What needs to be done: Copy out every line exactly, passing over the pictures.

Source material:

+---+

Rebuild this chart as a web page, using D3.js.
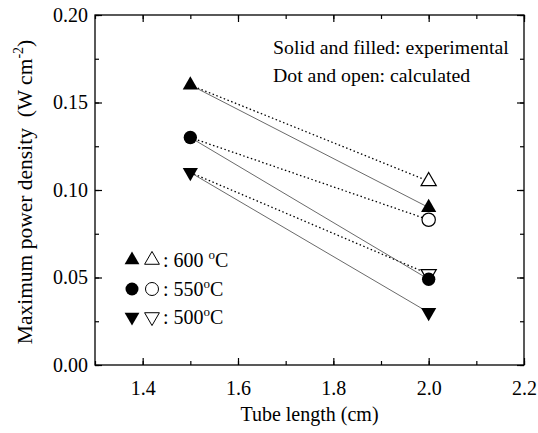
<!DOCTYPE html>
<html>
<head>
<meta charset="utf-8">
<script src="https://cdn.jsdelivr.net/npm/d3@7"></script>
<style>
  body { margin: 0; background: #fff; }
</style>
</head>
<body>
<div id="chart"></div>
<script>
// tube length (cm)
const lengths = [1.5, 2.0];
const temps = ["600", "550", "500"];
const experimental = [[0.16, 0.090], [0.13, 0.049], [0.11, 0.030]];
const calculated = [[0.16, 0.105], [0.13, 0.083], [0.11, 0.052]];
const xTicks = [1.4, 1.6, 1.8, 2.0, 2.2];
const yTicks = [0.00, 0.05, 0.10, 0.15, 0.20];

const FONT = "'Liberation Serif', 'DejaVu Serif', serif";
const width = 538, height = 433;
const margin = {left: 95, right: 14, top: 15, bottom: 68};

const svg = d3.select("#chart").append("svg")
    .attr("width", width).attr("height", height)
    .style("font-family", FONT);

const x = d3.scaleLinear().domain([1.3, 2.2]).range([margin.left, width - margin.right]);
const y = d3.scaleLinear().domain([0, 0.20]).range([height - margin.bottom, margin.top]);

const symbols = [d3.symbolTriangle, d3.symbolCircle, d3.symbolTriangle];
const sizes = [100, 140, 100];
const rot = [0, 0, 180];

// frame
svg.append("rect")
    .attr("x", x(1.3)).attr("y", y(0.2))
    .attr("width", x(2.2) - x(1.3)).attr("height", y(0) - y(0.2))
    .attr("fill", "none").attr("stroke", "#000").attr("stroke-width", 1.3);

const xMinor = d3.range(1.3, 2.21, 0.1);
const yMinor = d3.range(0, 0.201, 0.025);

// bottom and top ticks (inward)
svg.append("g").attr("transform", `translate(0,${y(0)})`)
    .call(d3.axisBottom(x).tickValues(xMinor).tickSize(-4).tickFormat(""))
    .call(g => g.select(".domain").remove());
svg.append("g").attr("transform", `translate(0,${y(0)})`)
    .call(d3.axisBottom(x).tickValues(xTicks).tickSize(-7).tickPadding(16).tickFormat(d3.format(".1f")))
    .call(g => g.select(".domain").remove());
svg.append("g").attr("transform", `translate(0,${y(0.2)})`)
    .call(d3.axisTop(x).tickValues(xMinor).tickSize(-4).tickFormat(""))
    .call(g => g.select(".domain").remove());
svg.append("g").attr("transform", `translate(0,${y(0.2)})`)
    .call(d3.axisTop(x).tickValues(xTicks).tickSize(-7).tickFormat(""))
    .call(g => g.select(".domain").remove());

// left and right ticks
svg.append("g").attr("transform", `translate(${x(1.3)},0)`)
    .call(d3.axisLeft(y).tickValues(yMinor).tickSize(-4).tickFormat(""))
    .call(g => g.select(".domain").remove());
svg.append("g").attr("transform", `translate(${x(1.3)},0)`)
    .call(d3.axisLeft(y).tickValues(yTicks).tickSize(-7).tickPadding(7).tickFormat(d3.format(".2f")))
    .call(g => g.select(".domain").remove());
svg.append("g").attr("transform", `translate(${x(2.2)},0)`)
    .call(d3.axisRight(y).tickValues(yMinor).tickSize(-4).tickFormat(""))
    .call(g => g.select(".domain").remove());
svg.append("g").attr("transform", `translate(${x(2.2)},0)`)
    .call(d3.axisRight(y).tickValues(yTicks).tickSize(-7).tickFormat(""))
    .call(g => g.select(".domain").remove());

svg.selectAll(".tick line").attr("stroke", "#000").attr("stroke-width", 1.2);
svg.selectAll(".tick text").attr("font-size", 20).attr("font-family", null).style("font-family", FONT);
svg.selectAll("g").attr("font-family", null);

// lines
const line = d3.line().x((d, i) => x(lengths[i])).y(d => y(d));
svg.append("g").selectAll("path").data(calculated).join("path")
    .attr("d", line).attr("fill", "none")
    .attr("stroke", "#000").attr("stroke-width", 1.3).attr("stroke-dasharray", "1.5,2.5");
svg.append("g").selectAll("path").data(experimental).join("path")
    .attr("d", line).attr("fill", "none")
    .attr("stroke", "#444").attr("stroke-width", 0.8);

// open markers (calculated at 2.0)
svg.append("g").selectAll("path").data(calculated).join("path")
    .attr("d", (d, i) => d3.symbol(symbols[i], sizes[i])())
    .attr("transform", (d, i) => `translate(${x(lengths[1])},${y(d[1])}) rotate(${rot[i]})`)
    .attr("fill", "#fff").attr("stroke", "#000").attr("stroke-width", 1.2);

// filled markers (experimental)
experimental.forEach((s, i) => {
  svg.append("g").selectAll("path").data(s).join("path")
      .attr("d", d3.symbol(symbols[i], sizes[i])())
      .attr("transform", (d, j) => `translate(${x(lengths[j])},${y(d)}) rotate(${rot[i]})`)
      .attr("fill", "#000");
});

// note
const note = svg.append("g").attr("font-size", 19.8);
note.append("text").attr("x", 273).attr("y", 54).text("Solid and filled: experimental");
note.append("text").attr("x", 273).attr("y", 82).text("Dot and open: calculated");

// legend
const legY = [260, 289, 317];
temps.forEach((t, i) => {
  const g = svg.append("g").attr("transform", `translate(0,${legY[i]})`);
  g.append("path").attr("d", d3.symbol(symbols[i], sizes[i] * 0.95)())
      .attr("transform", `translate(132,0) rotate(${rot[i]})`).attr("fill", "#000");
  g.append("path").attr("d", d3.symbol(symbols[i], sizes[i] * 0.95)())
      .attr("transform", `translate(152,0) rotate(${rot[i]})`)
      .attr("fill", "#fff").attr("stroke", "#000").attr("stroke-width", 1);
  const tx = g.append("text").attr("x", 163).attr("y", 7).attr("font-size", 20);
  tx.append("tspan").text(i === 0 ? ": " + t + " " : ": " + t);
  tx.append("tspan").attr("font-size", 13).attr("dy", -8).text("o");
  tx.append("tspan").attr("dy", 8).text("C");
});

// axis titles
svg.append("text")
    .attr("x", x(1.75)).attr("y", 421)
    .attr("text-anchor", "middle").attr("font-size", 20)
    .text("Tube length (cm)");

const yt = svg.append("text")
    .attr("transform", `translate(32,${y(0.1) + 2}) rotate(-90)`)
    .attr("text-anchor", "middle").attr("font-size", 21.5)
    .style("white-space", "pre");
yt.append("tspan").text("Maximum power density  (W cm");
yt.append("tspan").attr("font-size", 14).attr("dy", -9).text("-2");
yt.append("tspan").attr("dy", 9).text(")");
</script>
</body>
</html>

+---+

Complete output:
Rebuild this chart as a web page, using D3.js.
<!DOCTYPE html>
<html>
<head>
<meta charset="utf-8">
<script src="https://cdn.jsdelivr.net/npm/d3@7"></script>
<style>
  body { margin: 0; background: #fff; }
</style>
</head>
<body>
<div id="chart"></div>
<script>
// tube length (cm)
const lengths = [1.5, 2.0];
const temps = ["600", "550", "500"];
const experimental = [[0.16, 0.090], [0.13, 0.049], [0.11, 0.030]];
const calculated = [[0.16, 0.105], [0.13, 0.083], [0.11, 0.052]];
const xTicks = [1.4, 1.6, 1.8, 2.0, 2.2];
const yTicks = [0.00, 0.05, 0.10, 0.15, 0.20];

const FONT = "'Liberation Serif', 'DejaVu Serif', serif";
const width = 538, height = 433;
const margin = {left: 95, right: 14, top: 15, bottom: 68};

const svg = d3.select("#chart").append("svg")
    .attr("width", width).attr("height", height)
    .style("font-family", FONT);

const x = d3.scaleLinear().domain([1.3, 2.2]).range([margin.left, width - margin.right]);
const y = d3.scaleLinear().domain([0, 0.20]).range([height - margin.bottom, margin.top]);

const symbols = [d3.symbolTriangle, d3.symbolCircle, d3.symbolTriangle];
const sizes = [100, 140, 100];
const rot = [0, 0, 180];

// frame
svg.append("rect")
    .attr("x", x(1.3)).attr("y", y(0.2))
    .attr("width", x(2.2) - x(1.3)).attr("height", y(0) - y(0.2))
    .attr("fill", "none").attr("stroke", "#000").attr("stroke-width", 1.3);

const xMinor = d3.range(1.3, 2.21, 0.1);
const yMinor = d3.range(0, 0.201, 0.025);

// bottom and top ticks (inward)
svg.append("g").attr("transform", `translate(0,${y(0)})`)
    .call(d3.axisBottom(x).tickValues(xMinor).tickSize(-4).tickFormat(""))
    .call(g => g.select(".domain").remove());
svg.append("g").attr("transform", `translate(0,${y(0)})`)
    .call(d3.axisBottom(x).tickValues(xTicks).tickSize(-7).tickPadding(16).tickFormat(d3.format(".1f")))
    .call(g => g.select(".domain").remove());
svg.append("g").attr("transform", `translate(0,${y(0.2)})`)
    .call(d3.axisTop(x).tickValues(xMinor).tickSize(-4).tickFormat(""))
    .call(g => g.select(".domain").remove());
svg.append("g").attr("transform", `translate(0,${y(0.2)})`)
    .call(d3.axisTop(x).tickValues(xTicks).tickSize(-7).tickFormat(""))
    .call(g => g.select(".domain").remove());

// left and right ticks
svg.append("g").attr("transform", `translate(${x(1.3)},0)`)
    .call(d3.axisLeft(y).tickValues(yMinor).tickSize(-4).tickFormat(""))
    .call(g => g.select(".domain").remove());
svg.append("g").attr("transform", `translate(${x(1.3)},0)`)
    .call(d3.axisLeft(y).tickValues(yTicks).tickSize(-7).tickPadding(7).tickFormat(d3.format(".2f")))
    .call(g => g.select(".domain").remove());
svg.append("g").attr("transform", `translate(${x(2.2)},0)`)
    .call(d3.axisRight(y).tickValues(yMinor).tickSize(-4).tickFormat(""))
    .call(g => g.select(".domain").remove());
svg.append("g").attr("transform", `translate(${x(2.2)},0)`)
    .call(d3.axisRight(y).tickValues(yTicks).tickSize(-7).tickFormat(""))
    .call(g => g.select(".domain").remove());

svg.selectAll(".tick line").attr("stroke", "#000").attr("stroke-width", 1.2);
svg.selectAll(".tick text").attr("font-size", 20).attr("font-family", null).style("font-family", FONT);
svg.selectAll("g").attr("font-family", null);

// lines
const line = d3.line().x((d, i) => x(lengths[i])).y(d => y(d));
svg.append("g").selectAll("path").data(calculated).join("path")
    .attr("d", line).attr("fill", "none")
    .attr("stroke", "#000").attr("stroke-width", 1.3).attr("stroke-dasharray", "1.5,2.5");
svg.append("g").selectAll("path").data(experimental).join("path")
    .attr("d", line).attr("fill", "none")
    .attr("stroke", "#444").attr("stroke-width", 0.8);

// open markers (calculated at 2.0)
svg.append("g").selectAll("path").data(calculated).join("path")
    .attr("d", (d, i) => d3.symbol(symbols[i], sizes[i])())
    .attr("transform", (d, i) => `translate(${x(lengths[1])},${y(d[1])}) rotate(${rot[i]})`)
    .attr("fill", "#fff").attr("stroke", "#000").attr("stroke-width", 1.2);

// filled markers (experimental)
experimental.forEach((s, i) => {
  svg.append("g").selectAll("path").data(s).join("path")
      .attr("d", d3.symbol(symbols[i], sizes[i])())
      .attr("transform", (d, j) => `translate(${x(lengths[j])},${y(d)}) rotate(${rot[i]})`)
      .attr("fill", "#000");
});

// note
const note = svg.append("g").attr("font-size", 19.8);
note.append("text").attr("x", 273).attr("y", 54).text("Solid and filled: experimental");
note.append("text").attr("x", 273).attr("y", 82).text("Dot and open: calculated");

// legend
const legY = [260, 289, 317];
temps.forEach((t, i) => {
  const g = svg.append("g").attr("transform", `translate(0,${legY[i]})`);
  g.append("path").attr("d", d3.symbol(symbols[i], sizes[i] * 0.95)())
      .attr("transform", `translate(132,0) rotate(${rot[i]})`).attr("fill", "#000");
  g.append("path").attr("d", d3.symbol(symbols[i], sizes[i] * 0.95)())
      .attr("transform", `translate(152,0) rotate(${rot[i]})`)
      .attr("fill", "#fff").attr("stroke", "#000").attr("stroke-width", 1);
  const tx = g.append("text").attr("x", 163).attr("y", 7).attr("font-size", 20);
  tx.append("tspan").text(i === 0 ? ": " + t + " " : ": " + t);
  tx.append("tspan").attr("font-size", 13).attr("dy", -8).text("o");
  tx.append("tspan").attr("dy", 8).text("C");
});

// axis titles
svg.append("text")
    .attr("x", x(1.75)).attr("y", 421)
    .attr("text-anchor", "middle").attr("font-size", 20)
    .text("Tube length (cm)");

const yt = svg.append("text")
    .attr("transform", `translate(32,${y(0.1) + 2}) rotate(-90)`)
    .attr("text-anchor", "middle").attr("font-size", 21.5)
    .style("white-space", "pre");
yt.append("tspan").text("Maximum power density  (W cm");
yt.append("tspan").attr("font-size", 14).attr("dy", -9).text("-2");
yt.append("tspan").attr("dy", 9).text(")");
</script>
</body>
</html>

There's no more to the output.